------ The records

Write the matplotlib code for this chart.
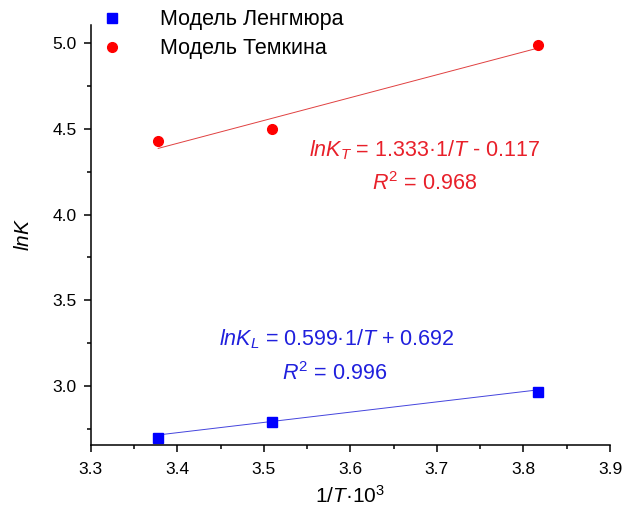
import matplotlib
matplotlib.use("Agg")
import matplotlib.pyplot as plt
import numpy as np
from matplotlib.ticker import MultipleLocator, FormatStrFormatter

plt.rcParams['font.family'] = ['Liberation Sans', 'DejaVu Sans']
plt.rcParams['mathtext.fontset'] = 'custom'
plt.rcParams['mathtext.rm'] = 'Liberation Sans'
plt.rcParams['mathtext.it'] = 'Liberation Sans:italic'

# 1/T·10^3 values and ln K for the two isotherm models
inv_T = [3.378, 3.509, 3.817]
lnK_langmuir = [2.70, 2.79, 2.963]
lnK_temkin = [4.43, 4.50, 4.99]

# linear fit coefficients (slope, intercept)
fit_langmuir = (0.599, 0.692)
fit_temkin = (1.333, -0.117)

legend_labels = ["Модель Ленгмюра", "Модель Темкина"]

fig = plt.figure(figsize=(6.24, 5.11), dpi=100)
ax = fig.add_axes([0.1453, 0.1292, 0.8323, 0.8218])

x_fit = np.array([inv_T[0], inv_T[-1]])
ax.plot(x_fit, fit_langmuir[0] * x_fit + fit_langmuir[1], color='#4444dd', lw=0.7)
ax.plot(x_fit, fit_temkin[0] * x_fit + fit_temkin[1], color='#e04040', lw=0.7)

ax.plot(inv_T, lnK_langmuir, 's', color='#0000ff', ms=6.5, ls='none', label=legend_labels[0])
ax.plot(inv_T, lnK_temkin, 'o', color='#ff0000', ms=7, ls='none', label=legend_labels[1])

ax.set_xlim(3.3, 3.9)
ax.set_ylim(2.657, 5.105)
ax.xaxis.set_major_locator(MultipleLocator(0.1))
ax.xaxis.set_minor_locator(MultipleLocator(0.05))
ax.yaxis.set_major_locator(MultipleLocator(0.5))
ax.yaxis.set_minor_locator(MultipleLocator(0.25))
ax.xaxis.set_major_formatter(FormatStrFormatter('%.1f'))
ax.yaxis.set_major_formatter(FormatStrFormatter('%.1f'))

for side in ('top', 'right'):
    ax.spines[side].set_visible(False)
for side in ('left', 'bottom'):
    ax.spines[side].set_linewidth(1.1)
ax.tick_params(which='major', direction='out', length=5, width=1.1, labelsize=12.5)
ax.tick_params(axis='x', which='major', pad=7)
ax.tick_params(axis='y', which='major', pad=5)
ax.tick_params(which='minor', direction='out', length=3, width=1.1)

ax.set_xlabel(r"$\mathit{1/T}$·10$^3$", fontsize=15, labelpad=6)
ax.set_ylabel(r"$\mathit{lnK}$", fontsize=15, labelpad=14)

leg = ax.legend(loc='upper left', bbox_to_anchor=(0.01, 1.058), frameon=False,
                fontsize=15.5, handletextpad=1.9, labelspacing=0.38,
                borderaxespad=0, handlelength=0.7)

ax.text(3.686, 4.375, r"$\mathit{lnK_T}$ = 1.333·$\mathit{1/T}$ - 0.117",
        color='#e8202a', fontsize=15.5, ha='center', va='center')
ax.text(3.686, 4.18, r"$\mathit{R}^2$ = 0.968",
        color='#e8202a', fontsize=15.5, ha='center', va='center')
ax.text(3.584, 3.275, r"$\mathit{lnK_L}$ = 0.599·$\mathit{1/T}$ + 0.692",
        color='#2020dd', fontsize=15.5, ha='center', va='center')
ax.text(3.582, 3.075, r"$\mathit{R}^2$ = 0.996",
        color='#2020dd', fontsize=15.5, ha='center', va='center')

fig.savefig("out.png", dpi=100)
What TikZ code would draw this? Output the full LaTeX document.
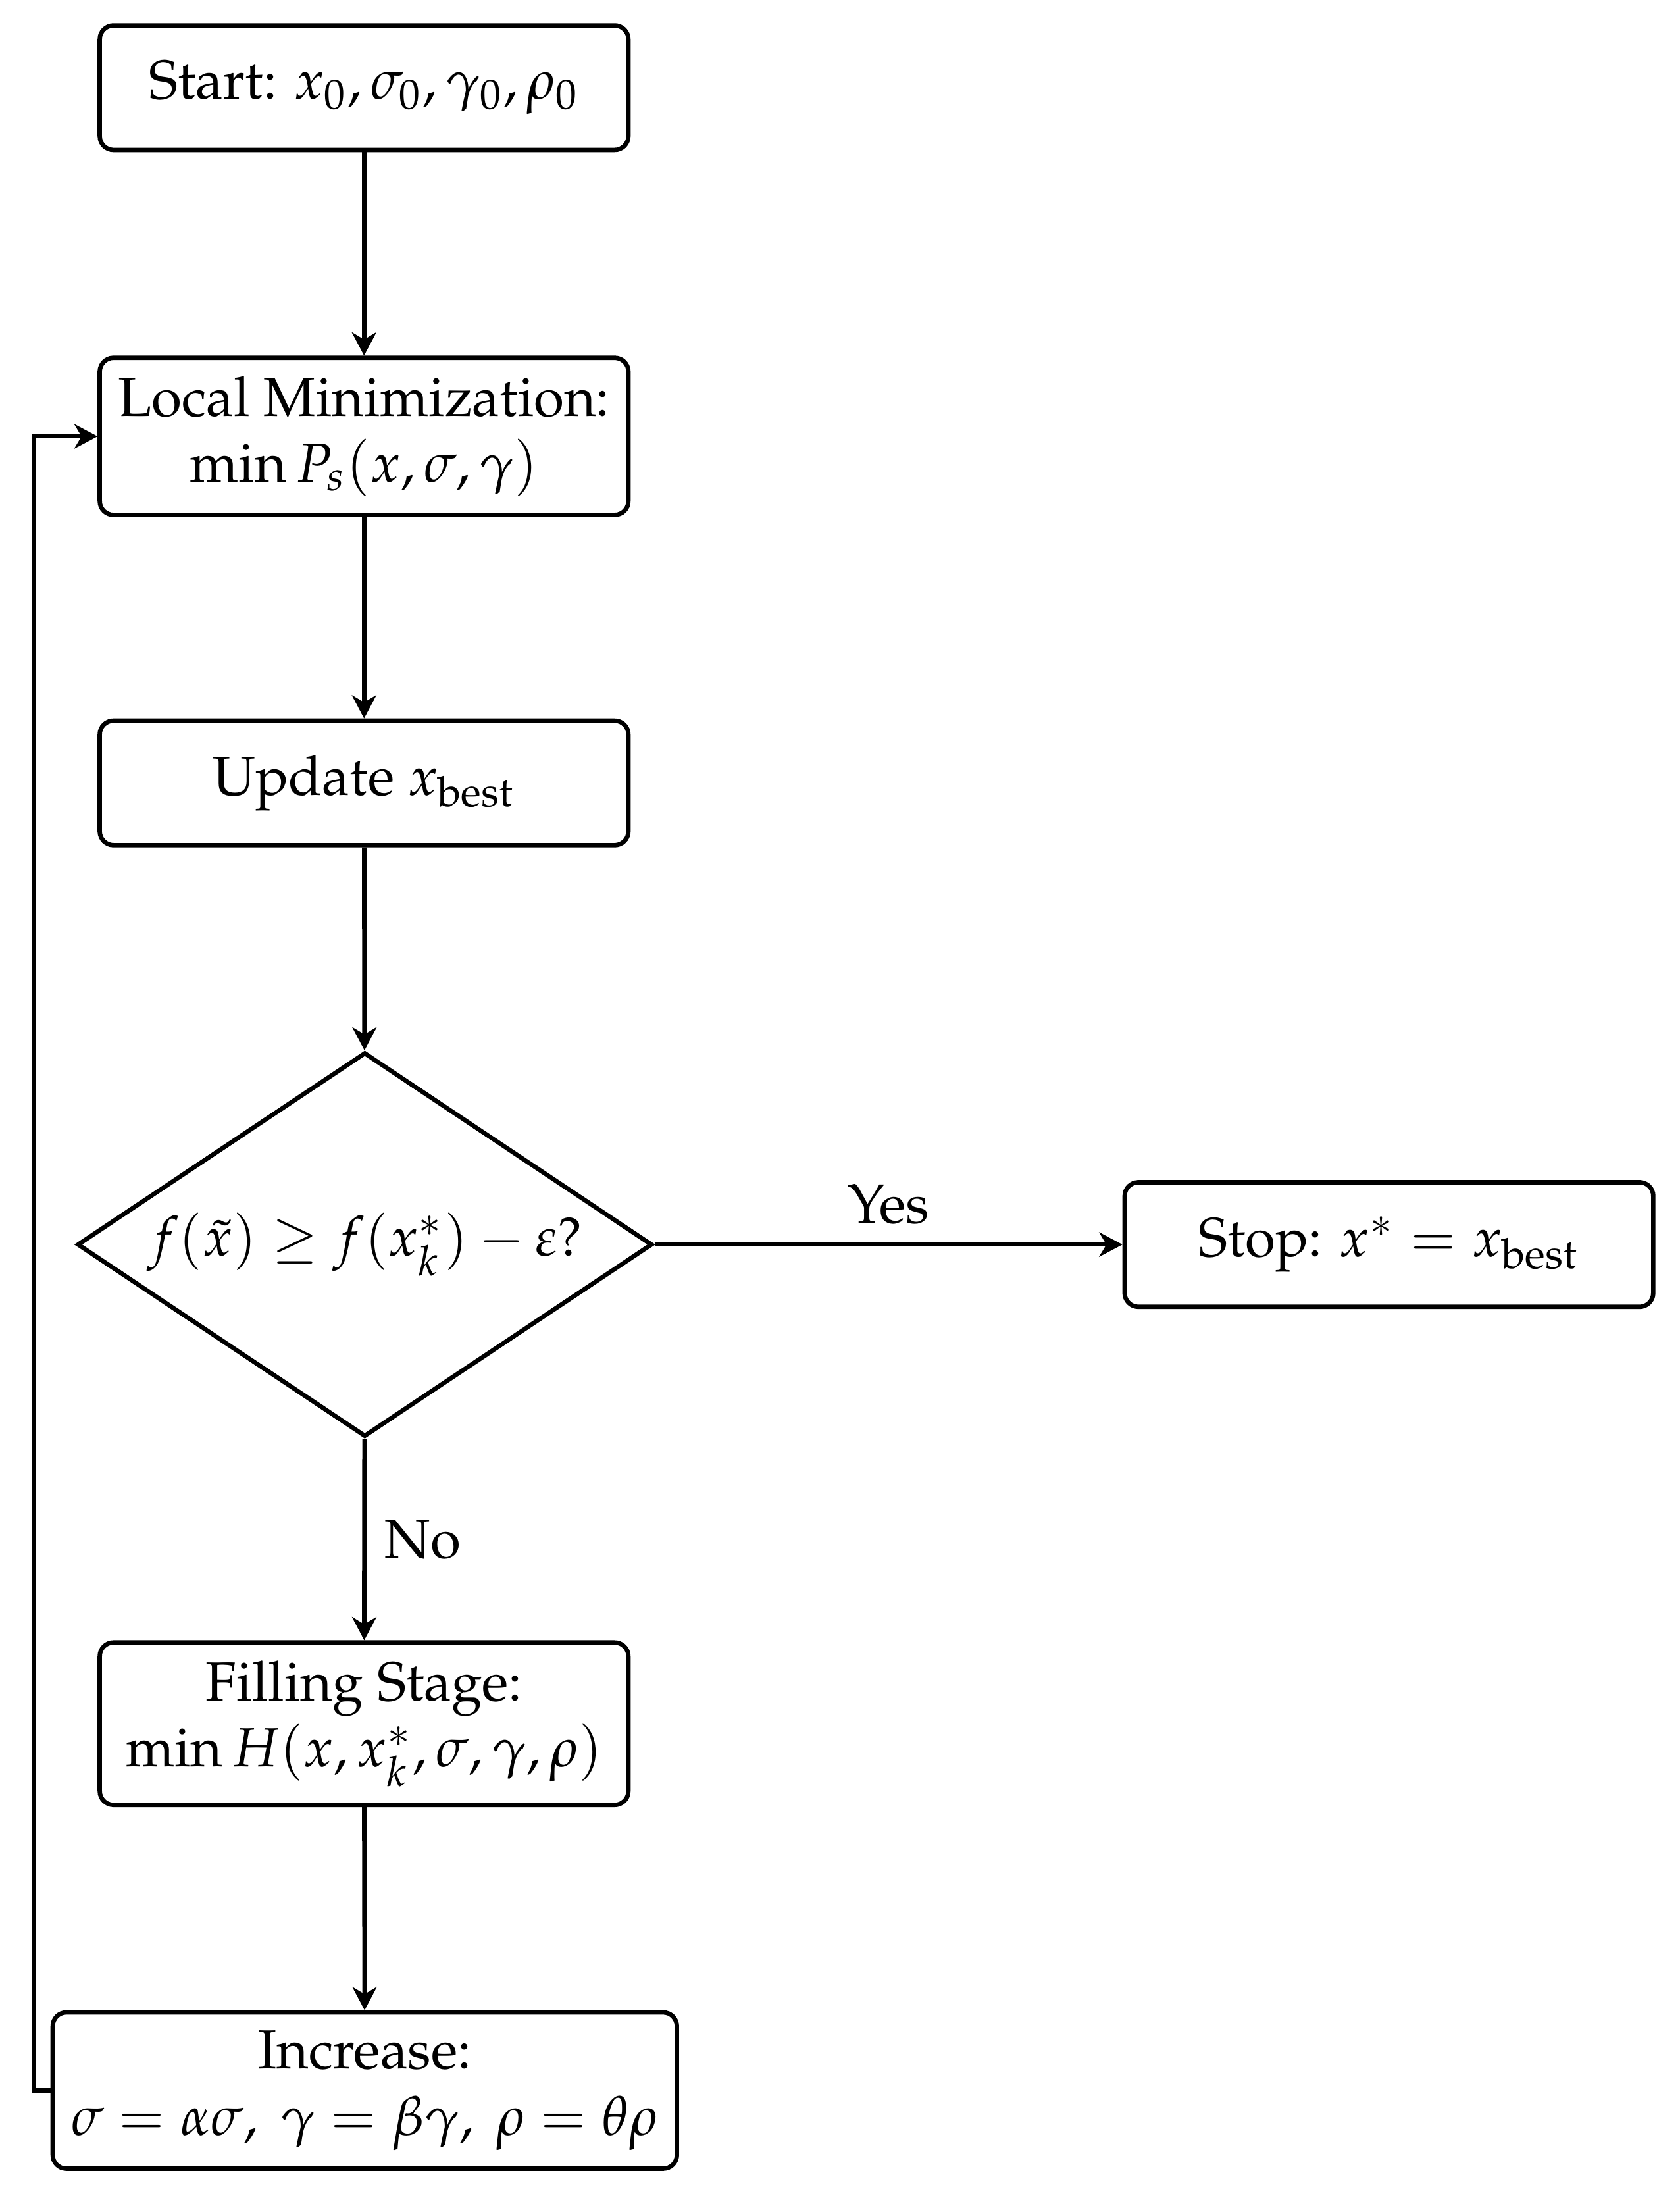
\documentclass[tikz,border=0pt]{standalone}
\usepackage[T1]{fontenc}
\usepackage{mathpazo}
\usepackage{amsmath}
\usetikzlibrary{shapes.geometric,arrows.meta}
\begin{document}
\begin{tikzpicture}[x=0.2545pt,y=-0.2545pt,
  box/.style={draw,thick,rounded corners=2.5pt,align=center,minimum width=95.9pt,minimum height=22.6pt,inner sep=3.33pt},
  decision/.style={draw,thick,shape=diamond,aspect=1.5,inner sep=0pt,minimum width=104.3pt,minimum height=69.7pt},
  arr/.style={thick,-{Stealth[length=4.2pt,width=4.4pt,inset=1.3pt]}},
  lbl/.style={inner sep=3.33pt}]
\useasboundingbox (0,0) rectangle (1197,1568);
\node[box] (start) at (259.5,62.5) {Start: $x_0, \sigma_0, \gamma_0, \rho_0$};
\node[box] (local) at (259.5,311) {Local Minimization:\\ $\min P_s(x, \sigma, \gamma)$};
\node[box] (update) at (259.5,558) {Update $x_{\text{best}}$};
\node[decision] (dec) at (260,887) {$f(\tilde{x}) \ge f(x_k^*) - \varepsilon$?};
\node[box] (stop) at (990,887) {Stop: $x^* = x_{\text{best}}$};
\node[box] (fill) at (259.5,1228.5) {Filling Stage:\\ $\min H(x, x_k^*, \sigma, \gamma, \rho)$};
\node[box] (inc) at (260,1490) {Increase:\\ $\sigma = \alpha\sigma,\ \gamma = \beta\gamma,\ \rho = \theta\rho$};
\coordinate (fbb) at (24,1490);
\coordinate (fbt) at (24,311);
\draw[arr] (start) -- (local);
\draw[arr] (local) -- (update);
\draw[arr] (update) -- (dec);
\draw[arr] (dec) -- node[lbl,midway,above] {Yes} (stop);
\draw[arr] (dec) -- node[lbl,midway,right] {No} (fill);
\draw[arr] (fill) -- (inc);
\draw[arr] (inc.west) -- (fbb) -- (fbt) -- (local.west);
\end{tikzpicture}
\end{document}
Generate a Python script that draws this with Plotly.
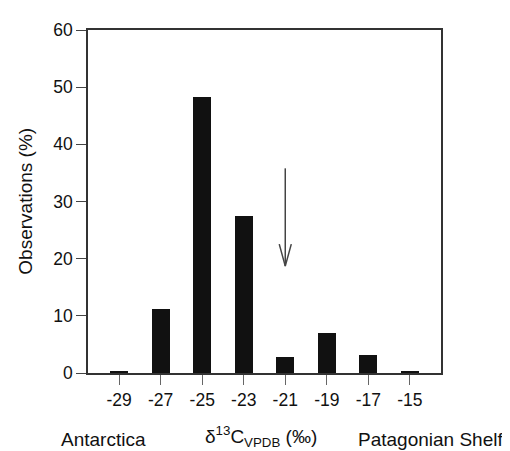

------------

> _Exercise_:
Everything from the first line of the records through the line containing "ax.yaxis.set_major_formatter(FormatStrFormatter('%.1f'))" should be reproduced exactly, apart from the pictures.

> _Exercise output_:
Write the matplotlib code for this chart.
import matplotlib
matplotlib.use("Agg")
import matplotlib.pyplot as plt
import numpy as np
from matplotlib.ticker import MultipleLocator, FormatStrFormatter

plt.rcParams['font.family'] = ['Liberation Sans', 'DejaVu Sans']
plt.rcParams['mathtext.fontset'] = 'custom'
plt.rcParams['mathtext.rm'] = 'Liberation Sans'
plt.rcParams['mathtext.it'] = 'Liberation Sans:italic'

# 1/T·10^3 values and ln K for the two isotherm models
inv_T = [3.378, 3.509, 3.817]
lnK_langmuir = [2.70, 2.79, 2.963]
lnK_temkin = [4.43, 4.50, 4.99]

# linear fit coefficients (slope, intercept)
fit_langmuir = (0.599, 0.692)
fit_temkin = (1.333, -0.117)

legend_labels = ["Модель Ленгмюра", "Модель Темкина"]

fig = plt.figure(figsize=(6.24, 5.11), dpi=100)
ax = fig.add_axes([0.1453, 0.1292, 0.8323, 0.8218])

x_fit = np.array([inv_T[0], inv_T[-1]])
ax.plot(x_fit, fit_langmuir[0] * x_fit + fit_langmuir[1], color='#4444dd', lw=0.7)
ax.plot(x_fit, fit_temkin[0] * x_fit + fit_temkin[1], color='#e04040', lw=0.7)

ax.plot(inv_T, lnK_langmuir, 's', color='#0000ff', ms=6.5, ls='none', label=legend_labels[0])
ax.plot(inv_T, lnK_temkin, 'o', color='#ff0000', ms=7, ls='none', label=legend_labels[1])

ax.set_xlim(3.3, 3.9)
ax.set_ylim(2.657, 5.105)
ax.xaxis.set_major_locator(MultipleLocator(0.1))
ax.xaxis.set_minor_locator(MultipleLocator(0.05))
ax.yaxis.set_major_locator(MultipleLocator(0.5))
ax.yaxis.set_minor_locator(MultipleLocator(0.25))
ax.xaxis.set_major_formatter(FormatStrFormatter('%.1f'))
ax.yaxis.set_major_formatter(FormatStrFormatter('%.1f'))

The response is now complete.